Saviez-vous que… souvent, les réalisations importantes de certains individus se voient occultées par les accomplissements d’autres personnes.
Une chronique de Pierre Drolet
Cela a été le cas pour Marie Gérin-Lajoie. Sa mère, Marie Lacoste Gérin-Lajoie, qui figure avantageusement dans le Monument en hommage aux femmes en politique, situé sur le terrain du Parlement de Québec, a milité pour le droit de vote des femmes au Québec et a cofondé, en 1907, avec Caroline Dessaulles-Béique, la Fédération nationale Saint-Jean-Baptiste, organisme ayant pour but de discuter des intérêts des femmes et d’aider leur action dans la famille et la société, dont elle a été présidente de 1913 à 1933. Et son neveu, Paul Gérin-Lajoie, figure majeure de la Révolution tranquille, est devenu l’instigateur de la Commission Parent, puis le premier à être ministre de l’Éducation du Québec. Il a inspiré la politique internationale de la province, dirigé l’Agence canadienne de développement international (ACDI) et créé la Fondation portant son nom, afin d’améliorer l’éducation dans les pays en voie de développement.

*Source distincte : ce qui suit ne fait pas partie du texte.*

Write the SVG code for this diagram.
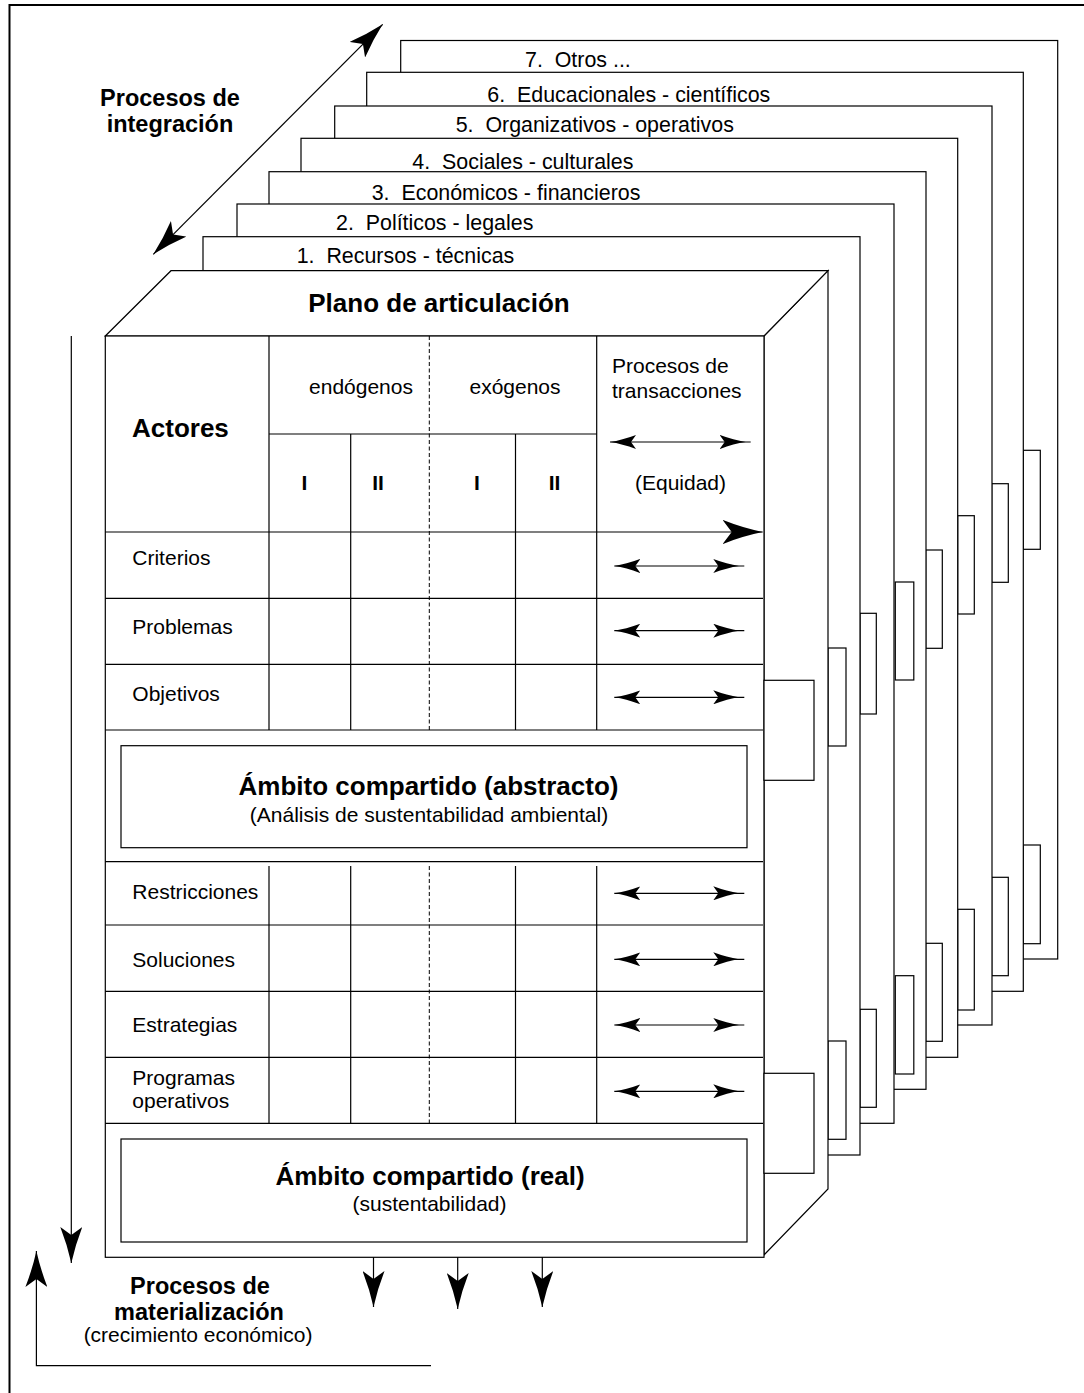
<svg xmlns="http://www.w3.org/2000/svg" width="1084" height="1393" viewBox="0 0 1084 1393">
<defs>
<style>
.ln{fill:none;stroke:#000;stroke-width:1.2}
.box{fill:#fff;stroke:#000;stroke-width:1.2}
.dash{fill:none;stroke:#000;stroke-width:1;stroke-dasharray:4 2.5}
.t{font-family:"Liberation Sans",Arial,sans-serif;font-size:21px;fill:#000}
.lab{font-family:"Liberation Sans",Arial,sans-serif;font-size:21.4px;fill:#000}
.b{font-family:"Liberation Sans",Arial,sans-serif;font-weight:bold;fill:#000}
.m{text-anchor:middle}
</style>
<marker id="bh" viewBox="0 0 36 22" refX="36" refY="11" markerWidth="36" markerHeight="22" markerUnits="userSpaceOnUse" orient="auto-start-reverse"><path d="M36,11 Q18,7 0,0 L8,11 L0,22 Q18,15 36,11 Z" fill="#000"/></marker>
<marker id="hh" viewBox="0 0 40 24" refX="40" refY="12" markerWidth="40" markerHeight="24" markerUnits="userSpaceOnUse" orient="auto"><path d="M40,12 Q20,8 0,0 L9,12 L0,24 Q20,16 40,12 Z" fill="#000"/></marker>
<marker id="ss" viewBox="0 0 26 14" refX="26" refY="7" markerWidth="26" markerHeight="14" markerUnits="userSpaceOnUse" orient="auto-start-reverse"><path d="M26,7 Q14,5.2 0,0 L5,7 L0,14 Q14,8.8 26,7 Z" fill="#000"/></marker>
<marker id="se" viewBox="0 0 26 14" refX="31" refY="7" markerWidth="26" markerHeight="14" markerUnits="userSpaceOnUse" orient="auto"><path d="M26,7 Q14,5.2 0,0 L5,7 L0,14 Q14,8.8 26,7 Z" fill="#000"/></marker>
</defs>
<rect width="1084" height="1393" fill="#fff"/>
<path id="frame" d="M9.5,1393 V5 H1084" fill="none" stroke="#000" stroke-width="2"/>

<g id="layer7">
<rect class="box" x="400.7" y="40.5" width="657" height="918.5"/>
<rect class="box" x="1023.3" y="450.3" width="17" height="99"/>
<rect class="box" x="1023.3" y="845" width="17" height="98.7"/>
<text class="lab" x="525" y="66.5" xml:space="preserve">7.  Otros ...</text>
</g>
<g id="layer6">
<rect class="box" x="366.7" y="72.3" width="656.6" height="919"/>
<rect class="box" x="991.7" y="483.7" width="16.6" height="98.6"/>
<rect class="box" x="991.7" y="877.3" width="16.6" height="98.4"/>
<text class="lab" x="487.3" y="101.5" xml:space="preserve">6.  Educacionales - científicos</text>
</g>
<g id="layer5">
<rect class="box" x="334.7" y="106" width="657.3" height="919"/>
<rect class="box" x="957.7" y="515.7" width="16.6" height="98.3"/>
<rect class="box" x="957.7" y="909.3" width="16.6" height="100.7"/>
<text class="lab" x="455.7" y="132" xml:space="preserve">5.  Organizativos - operativos</text>
</g>
<g id="layer4">
<rect class="box" x="301" y="138.3" width="656.7" height="919"/>
<rect class="box" x="925.7" y="550" width="16.6" height="98.3"/>
<rect class="box" x="925.7" y="943.3" width="16.6" height="98"/>
<text class="lab" x="412.3" y="168.5" xml:space="preserve">4.  Sociales - culturales</text>
</g>
<g id="layer3">
<rect class="box" x="269" y="171.7" width="657" height="917.6"/>
<rect class="box" x="895.3" y="582" width="18.5" height="98"/>
<rect class="box" x="895.3" y="975.7" width="18.5" height="98.3"/>
<text class="lab" x="371.7" y="199.5" xml:space="preserve">3.  Económicos - financieros</text>
</g>
<g id="layer2">
<rect class="box" x="237" y="204" width="657" height="919.3"/>
<rect class="box" x="860" y="613.3" width="16.3" height="100.7"/>
<rect class="box" x="860" y="1009.3" width="16.3" height="98"/>
<text class="lab" x="336" y="229.5" xml:space="preserve">2.  Políticos - legales</text>
</g>
<g id="layer1">
<rect class="box" x="203" y="236.7" width="657" height="918.3"/>
<rect class="box" x="828" y="648" width="18" height="98"/>
<rect class="box" x="828" y="1041" width="18" height="98.3"/>
<text class="lab" x="296.7" y="263" xml:space="preserve">1.  Recursos - técnicas</text>
</g>

<g id="front-box">
<polygon class="box" points="764,336 828,270.7 828,1189 764,1255"/>
<polygon class="box" points="171,270.7 828,270.7 764,336 105.3,336"/>
<rect class="box" x="105.3" y="336" width="658.7" height="921.3"/>
<rect class="box" x="764" y="680.3" width="50" height="100"/>
<rect class="box" x="764" y="1073.3" width="50" height="100"/>
<text class="b m" x="439" y="311.7" font-size="26">Plano de articulación</text>
</g>

<g id="table">
<path class="ln" d="M269,336 V730 M596.7,336 V730 M350.7,434 V730 M515.5,434 V730 M269,434 H596.7"/>
<path class="dash" d="M429.3,336 V730 M429.3,866 V1123.3"/>
<path class="ln" d="M269,866 V1123.3 M350.7,866 V1123.3 M515.5,866 V1123.3 M596.7,866 V1123.3"/>
<path class="ln" d="M105.3,598.3 H763 M105.3,664.3 H763 M105.3,730 H763 M105.3,861.7 H763 M105.3,925 H763 M105.3,991.3 H763 M105.3,1057.3 H763 M105.3,1123.3 H763"/>
<text class="b" x="132" y="436.7" font-size="26">Actores</text>
<text class="t m" x="361" y="394">endógenos</text>
<text class="t m" x="515" y="394">exógenos</text>
<text class="t" x="612" y="373.3">Procesos de</text>
<text class="t" x="612" y="398.3">transacciones</text>
<text class="t m" x="680.5" y="490">(Equidad)</text>
<text class="b m" x="304.5" y="490" font-size="21">I</text>
<text class="b m" x="378" y="490" font-size="21">II</text>
<text class="b m" x="477" y="490" font-size="21">I</text>
<text class="b m" x="554.5" y="490" font-size="21">II</text>
<text class="t" x="132.3" y="565">Criterios</text>
<text class="t" x="132.3" y="634.3">Problemas</text>
<text class="t" x="132.3" y="700.7">Objetivos</text>
<text class="t" x="132.3" y="899.3">Restricciones</text>
<text class="t" x="132.3" y="967.3">Soluciones</text>
<text class="t" x="132.3" y="1031.7">Estrategias</text>
<text class="t" x="132.3" y="1085">Programas</text>
<text class="t" x="132.3" y="1108.3">operativos</text>
</g>

<g id="ambito-abstracto">
<rect class="box" x="121" y="745.7" width="626" height="102"/>
<text class="b m" x="428.5" y="795" font-size="26">Ámbito compartido (abstracto)</text>
<text class="t m" x="429" y="822">(Análisis de sustentabilidad ambiental)</text>
</g>
<g id="ambito-real">
<rect class="box" x="121" y="1139" width="626" height="103"/>
<text class="b m" x="430" y="1185" font-size="26">Ámbito compartido (real)</text>
<text class="t m" x="429.5" y="1211">(sustentabilidad)</text>
</g>

<g id="label-integracion">
<text class="b m" x="170" y="105.5" font-size="23.5">Procesos de</text>
<text class="b m" x="170" y="131.5" font-size="23.5">integración</text>
</g>
<g id="label-materializacion">
<text class="b m" x="200" y="1293.5" font-size="23.5">Procesos de</text>
<text class="b m" x="199" y="1320" font-size="23.5">materialización</text>
<text class="t m" x="198" y="1341.5" font-size="16">(crecimiento económico)</text>
</g>

<g id="connectors">
<line class="ln" x1="153.3" y1="254.3" x2="382.7" y2="24.3" marker-start="url(#bh)" marker-end="url(#bh)"/>
<line class="ln" x1="71.3" y1="336" x2="71.3" y2="1263" marker-end="url(#bh)"/>
<polyline class="ln" points="431,1365.7 36.4,1365.7 36.4,1251" marker-end="url(#bh)"/>
<line class="ln" x1="373.5" y1="1257" x2="373.5" y2="1307" marker-end="url(#bh)"/>
<line class="ln" x1="457.7" y1="1257" x2="457.7" y2="1309" marker-end="url(#bh)"/>
<line class="ln" x1="542.3" y1="1257" x2="542.3" y2="1307" marker-end="url(#bh)"/>
<line class="ln" x1="105.3" y1="532" x2="762.7" y2="532" stroke-width="1.6" marker-end="url(#hh)"/>
<line class="ln" x1="610" y1="442" x2="750.7" y2="442" marker-start="url(#ss)" marker-end="url(#se)"/>
<line class="ln" x1="614.3" y1="566" x2="744.3" y2="566" marker-start="url(#ss)" marker-end="url(#se)"/>
<line class="ln" x1="614.3" y1="630.7" x2="744.3" y2="630.7" marker-start="url(#ss)" marker-end="url(#se)"/>
<line class="ln" x1="614.3" y1="697.3" x2="744.3" y2="697.3" marker-start="url(#ss)" marker-end="url(#se)"/>
<line class="ln" x1="614.3" y1="893.3" x2="744.3" y2="893.3" marker-start="url(#ss)" marker-end="url(#se)"/>
<line class="ln" x1="614.3" y1="959.3" x2="744.3" y2="959.3" marker-start="url(#ss)" marker-end="url(#se)"/>
<line class="ln" x1="614.3" y1="1025" x2="744.3" y2="1025" marker-start="url(#ss)" marker-end="url(#se)"/>
<line class="ln" x1="614.3" y1="1091.3" x2="744.3" y2="1091.3" marker-start="url(#ss)" marker-end="url(#se)"/>
</g>
</svg>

C’est ainsi qu’il ne faut pas oublier les réalisations de Marie Gérin-Lajoie[i] (9 juin 1890 – 7 janvier 1971), également exceptionnelles. Elle a surtout aidé les femmes à comprendre leur situation et à exercer leur autonomie par la formation, afin que grâce à leur leadership dynamique, elles se vouent au service de leur famille et de la société, et s’épanouissent dans des œuvres d’action sociale. Pour accomplir cette tâche, Marie prend sa formation au sérieux. Croyant fortement en l’éducation supérieure des femmes, elle devient, en 1911, la première bachelière es arts d’une université canadienne-française, l’Université Laval à Montréal. Elle poursuit ensuite des études en service social à l’Université Columbia, à New York, et crée, en 1931, la première École d’action sociale au Québec. De 1937 à 1939, prenant son école comme fondement, elle participe à la création de l’École de service social de l’Université de Montréal, dont elle dispensera les premiers cours.
Dès 1909, elle avait créé des cercles d’études sociales féminins. Lieux de réalisation de soi, de prise de conscience sociale et de culture, ils s’étaient considérablement répandus dans la province, jusqu’à compter 486 cercles. Elle avait également été directrice et secrétaire de rédaction de La Bonne Parole, revue éditée mensuellement par la Fédération Nationale Saint-Jean-Baptiste de sa mère, qui véhiculait les idées du féminisme social catholique au Québec. Elle avait mis sur pied le Département de service social de l’hôpital Sainte-Justine pour enfants, cofondée par une de ses tantes. C’est le 26 avril 1923 qu’elle fondera l’Institut Notre-Dame du Bon-Conseil, à Montréal, communauté qui accueillera jusqu’à 250 religieuses. Elle prononcera des vœux religieux quelques années plus tard. Très tôt en effet, elle avait expliqué à sa mère son désir de demeurer célibataire, car elle croyait fermement que les religieuses, dispensées de toute responsabilité familiale, pouvaient aider davantage les laïcs dans leur milieu.
Marie Gérin-Lajoie fait partie des pionnières québécoises qui ont bâti le XXe siècle en luttant contre l’indigence et l’injustice de la condition féminine.
[i] Entre autres, Marie Gérin-Lajoie. Un leadership transformationnel au féminin. Nathasha Pemba. Éditions Terre d’Accueil. 2023. 140 p.